Stored rows.
▬▬▬

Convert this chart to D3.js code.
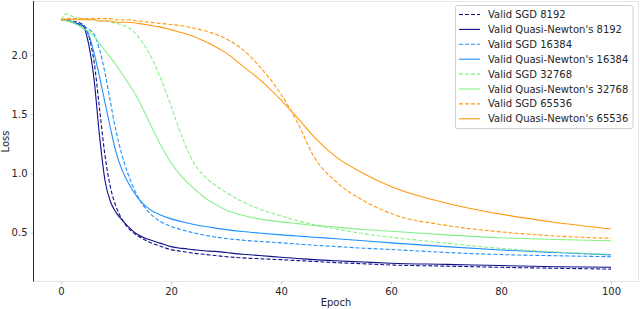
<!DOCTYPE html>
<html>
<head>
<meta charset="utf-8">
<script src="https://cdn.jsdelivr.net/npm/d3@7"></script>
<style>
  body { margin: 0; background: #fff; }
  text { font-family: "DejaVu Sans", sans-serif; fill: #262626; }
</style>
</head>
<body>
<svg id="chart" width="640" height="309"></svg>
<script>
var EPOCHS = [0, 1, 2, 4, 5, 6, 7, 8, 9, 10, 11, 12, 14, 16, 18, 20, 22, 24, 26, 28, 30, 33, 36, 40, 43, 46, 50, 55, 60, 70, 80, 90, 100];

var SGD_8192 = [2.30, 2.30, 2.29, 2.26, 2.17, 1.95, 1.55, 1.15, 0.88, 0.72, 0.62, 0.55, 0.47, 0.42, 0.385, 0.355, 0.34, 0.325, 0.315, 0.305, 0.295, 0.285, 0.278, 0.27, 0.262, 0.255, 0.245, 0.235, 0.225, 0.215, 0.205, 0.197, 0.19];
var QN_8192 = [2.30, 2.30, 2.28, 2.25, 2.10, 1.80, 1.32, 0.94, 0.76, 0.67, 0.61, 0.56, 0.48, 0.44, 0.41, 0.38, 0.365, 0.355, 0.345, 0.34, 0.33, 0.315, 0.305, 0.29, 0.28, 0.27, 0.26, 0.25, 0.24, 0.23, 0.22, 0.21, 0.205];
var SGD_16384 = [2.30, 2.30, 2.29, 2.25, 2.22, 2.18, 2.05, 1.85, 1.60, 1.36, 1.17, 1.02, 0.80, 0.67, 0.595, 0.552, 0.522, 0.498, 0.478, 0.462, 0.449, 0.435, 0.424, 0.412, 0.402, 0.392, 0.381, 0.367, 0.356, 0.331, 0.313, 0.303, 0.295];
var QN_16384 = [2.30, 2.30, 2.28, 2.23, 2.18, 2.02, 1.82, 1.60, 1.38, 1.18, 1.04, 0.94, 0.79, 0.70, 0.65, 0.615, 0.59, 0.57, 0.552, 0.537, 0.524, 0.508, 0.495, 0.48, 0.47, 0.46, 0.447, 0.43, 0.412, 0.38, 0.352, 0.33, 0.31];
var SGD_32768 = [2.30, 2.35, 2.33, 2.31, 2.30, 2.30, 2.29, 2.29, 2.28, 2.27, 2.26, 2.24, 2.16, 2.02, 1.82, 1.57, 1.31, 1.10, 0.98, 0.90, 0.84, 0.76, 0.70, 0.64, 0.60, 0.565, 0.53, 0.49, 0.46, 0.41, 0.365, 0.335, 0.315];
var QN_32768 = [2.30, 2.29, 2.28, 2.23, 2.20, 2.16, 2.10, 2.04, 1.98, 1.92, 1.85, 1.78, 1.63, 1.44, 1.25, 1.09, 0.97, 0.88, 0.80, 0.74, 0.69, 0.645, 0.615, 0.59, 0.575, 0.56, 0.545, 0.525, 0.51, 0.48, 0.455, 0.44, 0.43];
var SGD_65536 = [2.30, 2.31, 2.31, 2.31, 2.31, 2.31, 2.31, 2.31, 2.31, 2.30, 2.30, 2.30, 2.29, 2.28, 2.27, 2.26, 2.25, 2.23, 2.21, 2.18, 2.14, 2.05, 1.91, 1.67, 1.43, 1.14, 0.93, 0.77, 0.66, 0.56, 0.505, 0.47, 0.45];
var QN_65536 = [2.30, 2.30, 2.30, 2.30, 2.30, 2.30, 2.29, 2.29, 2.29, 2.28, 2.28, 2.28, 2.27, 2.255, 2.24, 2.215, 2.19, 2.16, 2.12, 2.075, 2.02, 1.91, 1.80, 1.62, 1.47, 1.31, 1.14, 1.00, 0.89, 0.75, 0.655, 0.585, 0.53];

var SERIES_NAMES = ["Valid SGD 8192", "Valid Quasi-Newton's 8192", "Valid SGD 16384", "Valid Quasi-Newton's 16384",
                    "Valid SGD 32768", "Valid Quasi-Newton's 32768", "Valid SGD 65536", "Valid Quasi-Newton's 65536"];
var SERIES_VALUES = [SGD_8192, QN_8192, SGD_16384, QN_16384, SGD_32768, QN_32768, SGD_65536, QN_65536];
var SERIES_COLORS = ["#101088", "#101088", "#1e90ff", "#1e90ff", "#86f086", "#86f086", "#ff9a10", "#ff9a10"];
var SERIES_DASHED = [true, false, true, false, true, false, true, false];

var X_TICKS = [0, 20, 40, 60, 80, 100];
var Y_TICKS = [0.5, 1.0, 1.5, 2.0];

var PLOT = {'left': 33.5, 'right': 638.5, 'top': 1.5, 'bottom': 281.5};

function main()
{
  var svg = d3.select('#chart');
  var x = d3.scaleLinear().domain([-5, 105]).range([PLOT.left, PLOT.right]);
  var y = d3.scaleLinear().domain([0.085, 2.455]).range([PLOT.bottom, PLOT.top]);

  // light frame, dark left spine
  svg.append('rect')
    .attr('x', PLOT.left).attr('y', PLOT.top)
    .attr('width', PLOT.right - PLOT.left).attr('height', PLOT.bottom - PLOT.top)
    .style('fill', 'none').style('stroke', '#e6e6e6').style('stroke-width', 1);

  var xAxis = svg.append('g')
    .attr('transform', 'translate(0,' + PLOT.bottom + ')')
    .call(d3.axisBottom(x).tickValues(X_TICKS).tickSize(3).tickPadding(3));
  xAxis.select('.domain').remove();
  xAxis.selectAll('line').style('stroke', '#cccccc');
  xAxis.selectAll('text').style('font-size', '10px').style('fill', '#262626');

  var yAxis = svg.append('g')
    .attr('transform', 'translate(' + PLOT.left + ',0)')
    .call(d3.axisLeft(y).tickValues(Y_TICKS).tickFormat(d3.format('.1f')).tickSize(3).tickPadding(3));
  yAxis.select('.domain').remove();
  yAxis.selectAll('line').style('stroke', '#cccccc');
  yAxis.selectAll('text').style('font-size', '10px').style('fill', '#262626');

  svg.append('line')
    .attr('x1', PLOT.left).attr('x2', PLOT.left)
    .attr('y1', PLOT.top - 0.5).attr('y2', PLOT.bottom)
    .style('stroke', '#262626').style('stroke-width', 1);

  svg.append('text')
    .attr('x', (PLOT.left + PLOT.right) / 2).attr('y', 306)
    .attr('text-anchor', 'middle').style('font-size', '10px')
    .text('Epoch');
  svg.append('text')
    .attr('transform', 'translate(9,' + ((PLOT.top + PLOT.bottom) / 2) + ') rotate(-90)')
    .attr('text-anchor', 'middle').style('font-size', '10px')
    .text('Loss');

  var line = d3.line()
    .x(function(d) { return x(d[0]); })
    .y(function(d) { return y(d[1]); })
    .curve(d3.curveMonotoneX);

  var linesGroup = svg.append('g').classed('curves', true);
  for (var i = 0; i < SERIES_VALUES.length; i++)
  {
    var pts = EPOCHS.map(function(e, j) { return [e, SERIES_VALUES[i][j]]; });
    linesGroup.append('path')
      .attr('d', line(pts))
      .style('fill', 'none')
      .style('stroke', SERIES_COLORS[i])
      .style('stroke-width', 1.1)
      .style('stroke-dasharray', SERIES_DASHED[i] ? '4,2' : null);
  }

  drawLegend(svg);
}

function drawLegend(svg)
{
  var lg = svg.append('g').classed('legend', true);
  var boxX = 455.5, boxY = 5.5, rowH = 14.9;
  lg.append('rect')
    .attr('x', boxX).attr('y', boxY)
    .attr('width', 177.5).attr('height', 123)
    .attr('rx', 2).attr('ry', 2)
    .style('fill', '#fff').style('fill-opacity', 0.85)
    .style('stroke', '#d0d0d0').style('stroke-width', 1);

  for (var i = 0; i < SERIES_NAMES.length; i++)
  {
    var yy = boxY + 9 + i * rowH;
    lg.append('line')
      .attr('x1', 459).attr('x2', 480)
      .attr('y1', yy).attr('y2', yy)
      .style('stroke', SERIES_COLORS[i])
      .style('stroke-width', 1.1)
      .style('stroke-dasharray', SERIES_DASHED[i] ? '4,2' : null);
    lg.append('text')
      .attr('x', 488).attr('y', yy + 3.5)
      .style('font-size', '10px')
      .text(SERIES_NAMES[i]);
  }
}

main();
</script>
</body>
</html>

▬▬▬

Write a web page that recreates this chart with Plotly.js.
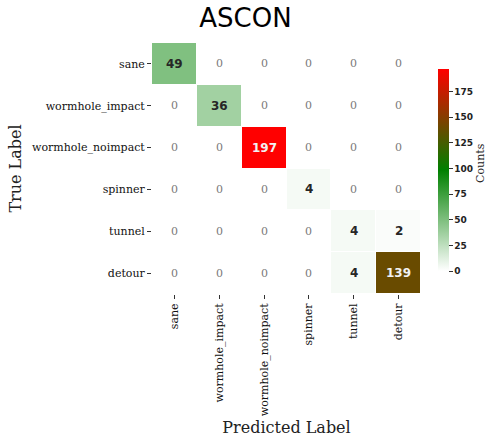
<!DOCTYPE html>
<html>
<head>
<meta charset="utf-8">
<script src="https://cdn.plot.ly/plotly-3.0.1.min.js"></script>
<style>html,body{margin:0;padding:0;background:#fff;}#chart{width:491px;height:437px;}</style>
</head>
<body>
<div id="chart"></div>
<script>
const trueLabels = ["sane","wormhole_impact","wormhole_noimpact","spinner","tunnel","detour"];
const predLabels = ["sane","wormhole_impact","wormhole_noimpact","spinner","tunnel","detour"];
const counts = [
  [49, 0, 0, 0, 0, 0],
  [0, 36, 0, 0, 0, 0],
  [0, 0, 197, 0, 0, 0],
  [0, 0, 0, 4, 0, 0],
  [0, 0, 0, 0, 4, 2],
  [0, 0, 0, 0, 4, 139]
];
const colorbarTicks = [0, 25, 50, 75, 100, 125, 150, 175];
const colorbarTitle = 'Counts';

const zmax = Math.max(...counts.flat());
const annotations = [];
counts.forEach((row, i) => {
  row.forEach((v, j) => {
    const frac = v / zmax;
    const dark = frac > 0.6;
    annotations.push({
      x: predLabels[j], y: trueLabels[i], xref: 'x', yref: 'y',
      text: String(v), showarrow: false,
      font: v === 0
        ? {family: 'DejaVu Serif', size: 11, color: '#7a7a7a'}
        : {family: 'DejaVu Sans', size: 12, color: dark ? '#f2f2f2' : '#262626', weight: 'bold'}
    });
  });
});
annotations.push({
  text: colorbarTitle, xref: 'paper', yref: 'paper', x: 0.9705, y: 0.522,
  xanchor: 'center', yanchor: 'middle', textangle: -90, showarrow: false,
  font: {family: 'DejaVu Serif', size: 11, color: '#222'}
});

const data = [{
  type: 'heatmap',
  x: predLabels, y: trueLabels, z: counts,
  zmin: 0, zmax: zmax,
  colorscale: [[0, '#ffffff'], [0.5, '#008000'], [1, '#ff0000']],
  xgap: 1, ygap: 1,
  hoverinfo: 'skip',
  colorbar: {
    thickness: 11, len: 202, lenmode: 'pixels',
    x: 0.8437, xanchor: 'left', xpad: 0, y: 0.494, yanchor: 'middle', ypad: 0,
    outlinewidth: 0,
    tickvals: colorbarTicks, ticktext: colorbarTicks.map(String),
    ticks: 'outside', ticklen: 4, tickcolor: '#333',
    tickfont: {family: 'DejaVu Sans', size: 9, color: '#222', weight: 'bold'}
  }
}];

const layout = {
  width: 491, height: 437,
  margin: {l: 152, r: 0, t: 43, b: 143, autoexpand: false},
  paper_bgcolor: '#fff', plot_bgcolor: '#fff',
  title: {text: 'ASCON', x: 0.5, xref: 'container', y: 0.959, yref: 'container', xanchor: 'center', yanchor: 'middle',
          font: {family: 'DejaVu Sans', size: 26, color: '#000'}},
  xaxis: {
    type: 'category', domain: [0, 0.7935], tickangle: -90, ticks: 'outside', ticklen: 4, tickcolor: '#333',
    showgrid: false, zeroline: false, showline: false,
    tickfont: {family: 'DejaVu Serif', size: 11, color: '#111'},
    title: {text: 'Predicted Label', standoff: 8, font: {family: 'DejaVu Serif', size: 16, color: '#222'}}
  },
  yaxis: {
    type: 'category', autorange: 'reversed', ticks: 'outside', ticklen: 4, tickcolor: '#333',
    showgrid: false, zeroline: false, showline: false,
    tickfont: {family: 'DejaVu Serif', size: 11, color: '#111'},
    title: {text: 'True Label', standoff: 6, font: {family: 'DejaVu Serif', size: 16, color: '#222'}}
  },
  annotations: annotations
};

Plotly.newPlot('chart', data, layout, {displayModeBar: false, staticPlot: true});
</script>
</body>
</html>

▬▬▬

Start with the line that includes "Convert this chart to D3.js code." and finish with the line that includes "80, 90, 100];": reproduce those lines exactly, nothing before or after, and omit any pictures.

Convert this chart to D3.js code.
<!DOCTYPE html>
<html>
<head>
<meta charset="utf-8">
<script src="https://cdn.jsdelivr.net/npm/d3@7"></script>
<style>
  body { margin: 0; background: #fff; }
  text { font-family: "DejaVu Sans", sans-serif; fill: #262626; }
</style>
</head>
<body>
<svg id="chart" width="640" height="309"></svg>
<script>
var EPOCHS = [0, 1, 2, 4, 5, 6, 7, 8, 9, 10, 11, 12, 14, 16, 18, 20, 22, 24, 26, 28, 30, 33, 36, 40, 43, 46, 50, 55, 60, 70, 80, 90, 100];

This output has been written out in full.